In their paper, which appears in The Astrophysical Journal Letters, the researchers use climate models to compute the boundaries of what they are calling the ‘volcanic hydrogen habitable zone’ for concentrations of hydrogen between 1% and 50% — finding that at a hydrogen concentration at the upper end of that range, the effective stellar flux needed to support the outer edge of the habitable zone decreases by ~35% to 60%, with the corresponding orbital distances to remain habitable increasing by 30% to 60%. The effective temperatures (TEFF of the stars examined range from 2,600K to 10,000K — the stellar classes range from M dwarfs to A-type main sequence stars.

Given these prospects, how do we go about searching for life signatures on outer planets with sizeable amounts of atmospheric hydrogen? It’s a vexing question:

Certain atmospheric spectral features, including N2O and NH3, which can, but do not have to be produced biotically, could be detected in H2 -dominated atmospheres (Seager et al., 2013; Baines et al., 2014). Such volcanic-hydrogen atmospheres may also be able to evolve methane-based photosynthesis (Bains et al., 2014). Distinguishing biosignatures from abiotic sources in such atmospheres will be challenging.
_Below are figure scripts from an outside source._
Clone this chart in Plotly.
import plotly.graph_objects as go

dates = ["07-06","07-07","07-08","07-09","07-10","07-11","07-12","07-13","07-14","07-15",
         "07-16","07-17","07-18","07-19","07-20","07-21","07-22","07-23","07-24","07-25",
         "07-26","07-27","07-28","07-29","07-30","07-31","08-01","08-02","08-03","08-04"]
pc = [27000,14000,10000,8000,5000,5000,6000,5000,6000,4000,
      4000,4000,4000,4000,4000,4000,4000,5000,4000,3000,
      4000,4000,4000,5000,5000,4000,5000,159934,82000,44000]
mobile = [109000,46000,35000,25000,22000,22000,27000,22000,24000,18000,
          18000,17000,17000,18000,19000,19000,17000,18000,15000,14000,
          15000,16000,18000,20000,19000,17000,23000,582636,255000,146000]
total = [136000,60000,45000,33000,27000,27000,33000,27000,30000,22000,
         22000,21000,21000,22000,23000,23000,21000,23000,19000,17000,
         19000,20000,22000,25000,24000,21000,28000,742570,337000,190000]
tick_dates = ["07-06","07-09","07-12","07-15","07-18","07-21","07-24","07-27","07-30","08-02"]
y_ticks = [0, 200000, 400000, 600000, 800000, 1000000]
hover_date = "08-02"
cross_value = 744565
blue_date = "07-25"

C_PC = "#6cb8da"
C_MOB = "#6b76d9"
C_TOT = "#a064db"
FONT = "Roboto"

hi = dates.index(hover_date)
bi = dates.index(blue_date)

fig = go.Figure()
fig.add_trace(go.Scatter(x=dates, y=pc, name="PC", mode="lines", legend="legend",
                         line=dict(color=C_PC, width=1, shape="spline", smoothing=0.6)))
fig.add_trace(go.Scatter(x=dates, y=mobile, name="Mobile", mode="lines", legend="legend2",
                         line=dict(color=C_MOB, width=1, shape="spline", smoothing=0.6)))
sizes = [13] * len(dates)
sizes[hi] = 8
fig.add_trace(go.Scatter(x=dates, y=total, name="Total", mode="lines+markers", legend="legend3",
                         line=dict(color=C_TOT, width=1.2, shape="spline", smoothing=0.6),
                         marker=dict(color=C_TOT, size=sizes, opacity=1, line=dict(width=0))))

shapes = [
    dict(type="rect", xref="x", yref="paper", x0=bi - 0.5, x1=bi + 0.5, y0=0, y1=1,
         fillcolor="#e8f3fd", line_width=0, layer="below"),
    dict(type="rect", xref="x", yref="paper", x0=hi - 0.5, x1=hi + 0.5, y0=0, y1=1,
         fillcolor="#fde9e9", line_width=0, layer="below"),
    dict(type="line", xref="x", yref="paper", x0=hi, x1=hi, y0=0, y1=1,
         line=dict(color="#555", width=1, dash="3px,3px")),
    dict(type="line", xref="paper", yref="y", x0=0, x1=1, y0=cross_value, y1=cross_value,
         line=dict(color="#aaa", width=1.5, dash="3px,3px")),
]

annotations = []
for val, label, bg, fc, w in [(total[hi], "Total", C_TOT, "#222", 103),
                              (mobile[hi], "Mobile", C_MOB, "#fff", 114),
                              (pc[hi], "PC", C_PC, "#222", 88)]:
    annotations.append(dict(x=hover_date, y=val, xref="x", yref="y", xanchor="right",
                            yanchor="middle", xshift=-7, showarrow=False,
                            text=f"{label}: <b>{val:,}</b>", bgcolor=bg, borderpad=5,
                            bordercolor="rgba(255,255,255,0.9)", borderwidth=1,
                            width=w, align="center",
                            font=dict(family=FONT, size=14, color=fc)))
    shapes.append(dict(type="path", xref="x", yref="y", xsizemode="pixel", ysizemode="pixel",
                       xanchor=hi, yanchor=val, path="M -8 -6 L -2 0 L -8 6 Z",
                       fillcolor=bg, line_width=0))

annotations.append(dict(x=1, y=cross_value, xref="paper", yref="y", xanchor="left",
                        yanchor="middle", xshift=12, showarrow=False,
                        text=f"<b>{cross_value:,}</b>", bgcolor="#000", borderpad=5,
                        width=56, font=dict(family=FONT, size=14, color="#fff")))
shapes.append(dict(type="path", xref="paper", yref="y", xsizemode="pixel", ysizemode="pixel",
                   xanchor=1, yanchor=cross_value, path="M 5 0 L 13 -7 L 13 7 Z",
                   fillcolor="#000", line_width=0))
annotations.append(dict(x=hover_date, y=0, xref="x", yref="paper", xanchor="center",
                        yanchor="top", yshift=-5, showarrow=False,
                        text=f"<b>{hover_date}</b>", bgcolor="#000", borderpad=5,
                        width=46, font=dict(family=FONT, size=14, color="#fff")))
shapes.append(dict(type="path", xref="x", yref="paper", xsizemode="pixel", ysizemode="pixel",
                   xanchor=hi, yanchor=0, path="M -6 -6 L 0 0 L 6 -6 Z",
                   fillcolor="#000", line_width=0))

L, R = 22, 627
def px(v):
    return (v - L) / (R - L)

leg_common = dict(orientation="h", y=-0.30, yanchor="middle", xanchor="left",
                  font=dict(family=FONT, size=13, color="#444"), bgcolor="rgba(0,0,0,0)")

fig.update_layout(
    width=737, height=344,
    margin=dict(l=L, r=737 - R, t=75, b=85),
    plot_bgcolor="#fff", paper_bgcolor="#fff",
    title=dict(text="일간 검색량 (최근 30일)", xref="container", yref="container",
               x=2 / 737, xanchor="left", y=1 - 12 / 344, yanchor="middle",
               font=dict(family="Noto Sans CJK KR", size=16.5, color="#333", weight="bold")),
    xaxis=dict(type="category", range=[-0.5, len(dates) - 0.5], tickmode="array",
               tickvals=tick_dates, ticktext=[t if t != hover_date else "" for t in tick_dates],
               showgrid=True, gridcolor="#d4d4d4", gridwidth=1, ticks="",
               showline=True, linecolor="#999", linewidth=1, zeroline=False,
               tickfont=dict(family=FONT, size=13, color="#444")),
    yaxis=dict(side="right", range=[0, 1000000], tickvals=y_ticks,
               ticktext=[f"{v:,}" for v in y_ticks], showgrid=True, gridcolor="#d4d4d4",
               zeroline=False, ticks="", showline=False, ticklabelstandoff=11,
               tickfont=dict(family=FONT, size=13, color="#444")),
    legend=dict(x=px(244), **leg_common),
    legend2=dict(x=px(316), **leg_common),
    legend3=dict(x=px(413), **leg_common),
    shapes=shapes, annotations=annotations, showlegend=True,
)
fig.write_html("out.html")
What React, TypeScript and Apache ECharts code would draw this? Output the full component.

Note the possibilities that must be distinguished here:

NH3 can be formed abiotically through reaction of N2 and H2 in hydrothermal vents on planets with reducing mantles (Kasting et al., 2014). N2O can be formed a number of ways including through atmospheric shock from meteoritic fall-in, lightning, UV radiation (e.g. Ramirez, 2016) and through solar flare interactions with the magnetosphere (Airapetian et al., 2016). Thus, future biosignature studies should focus on modeling biotic and abiotic sources for these gases in thin volcanic-hydrogen atmospheres.
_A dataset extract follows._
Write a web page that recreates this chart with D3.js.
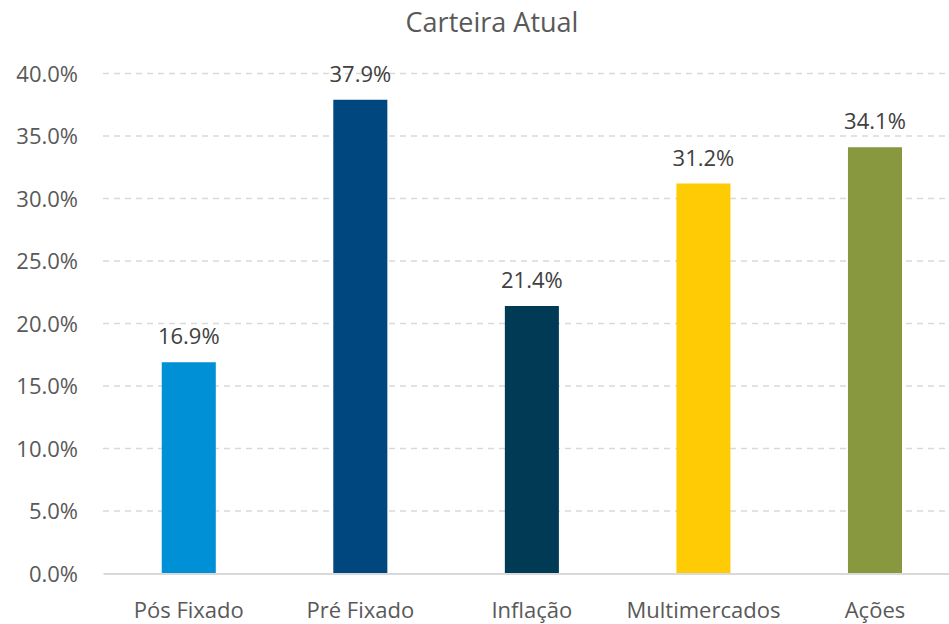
<!DOCTYPE html>
<html><head><meta charset="utf-8">
<script src="https://cdn.jsdelivr.net/npm/d3@7"></script>
<style>body{margin:0;background:#fff;} svg{display:block;font-family:"Open Sans",sans-serif;}</style>
</head><body>
<svg id="c" width="949" height="624"></svg>
<script>
const categories = ["Pós Fixado","Pré Fixado","Inflação","Multimercados","Ações"];
const values = [16.9, 37.9, 21.4, 31.2, 34.1];
const colors = ["#0090D6","#00467F","#003A55","#FFCB05","#87983F"];
const yTicks = [0,5,10,15,20,25,30,35,40];
const title = "Carteira Atual";

const svg = d3.select("#c");
const x = d3.scaleBand().domain(categories).range([103, 960.75]).paddingInner(0.685).paddingOuter(0.3425);
const y = d3.scaleLinear().domain([0,40]).range([573.5, 73.5]);

svg.append("text").attr("x", 492).attr("y", 32).attr("text-anchor","middle")
  .attr("font-size", 27).attr("fill","#595959").text(title);

const yAxis = d3.axisLeft(y).tickValues(yTicks).tickFormat(d => d.toFixed(1)+"%").tickSize(0).tickPadding(0);
const gy = svg.append("g").attr("transform","translate(78,0)").call(yAxis);
gy.select(".domain").remove();
gy.selectAll("text").attr("font-size",22).attr("fill","#595959").attr("font-family","Open Sans, sans-serif").attr("dy","0.35em");

svg.append("g").selectAll("line").data(yTicks.filter(d=>d>0)).join("line")
  .attr("x1",103).attr("x2",961).attr("y1",d=>y(d)).attr("y2",d=>y(d))
  .attr("stroke","#D9D9D9").attr("stroke-width",1.5).attr("stroke-dasharray","6,5");

svg.append("g").selectAll("rect").data(values).join("rect")
  .attr("x",(d,i)=>x(categories[i])).attr("width",x.bandwidth())
  .attr("y",d=>y(d)).attr("height",d=>y(0)-y(d)).attr("fill",(d,i)=>colors[i]);

const xAxis = d3.axisBottom(x).tickSize(0).tickPadding(0);
const gx = svg.append("g").attr("transform","translate(0,573.5)").call(xAxis);
gx.select(".domain").attr("stroke","#D9D9D9").attr("stroke-width",2);
gx.selectAll("text").attr("font-size",22).attr("fill","#595959").attr("font-family","Open Sans, sans-serif").attr("y",44).attr("dy",0);

svg.append("g").selectAll("text").data(values).join("text")
  .attr("x",(d,i)=>x(categories[i])+x.bandwidth()/2).attr("y",d=>y(d)-18)
  .attr("text-anchor","middle").attr("font-size",22).attr("fill","#404040")
  .text(d=>d.toFixed(1)+"%");
</script>
</body></html>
Clearly there is plenty of work ahead, but a combined greenhouse effect from hydrogen, water and CO2 could be the key to expand stellar habitable zones and widen our observational window. As Kaltenegger puts it, “Where we thought you would only find icy wastelands, planets can be nice and warm – as long as volcanoes are in view.” And warming hydrogen, all too easily lost into space, can be renewed by the same kind of volcanic hydrogen that puffs up planetary atmospheres, making that much stronger a signal for the detection of biomarkers.

Does TRAPPIST-1, then, have the capacity for yet another planet in the habitable zone? Kaltenegger isn’t ready to go that far, saying “…uncertainties with the orbit of the outermost Trappist-1 planet ‘h’ mean that we’ll have to wait and see on that one,”

The paper is Ramirez and Kaltenegger, “A Volcanic Hydrogen Habitable Zone,” The Astrophysical Journal Letters 837, No. 1 (2017). Abstract available.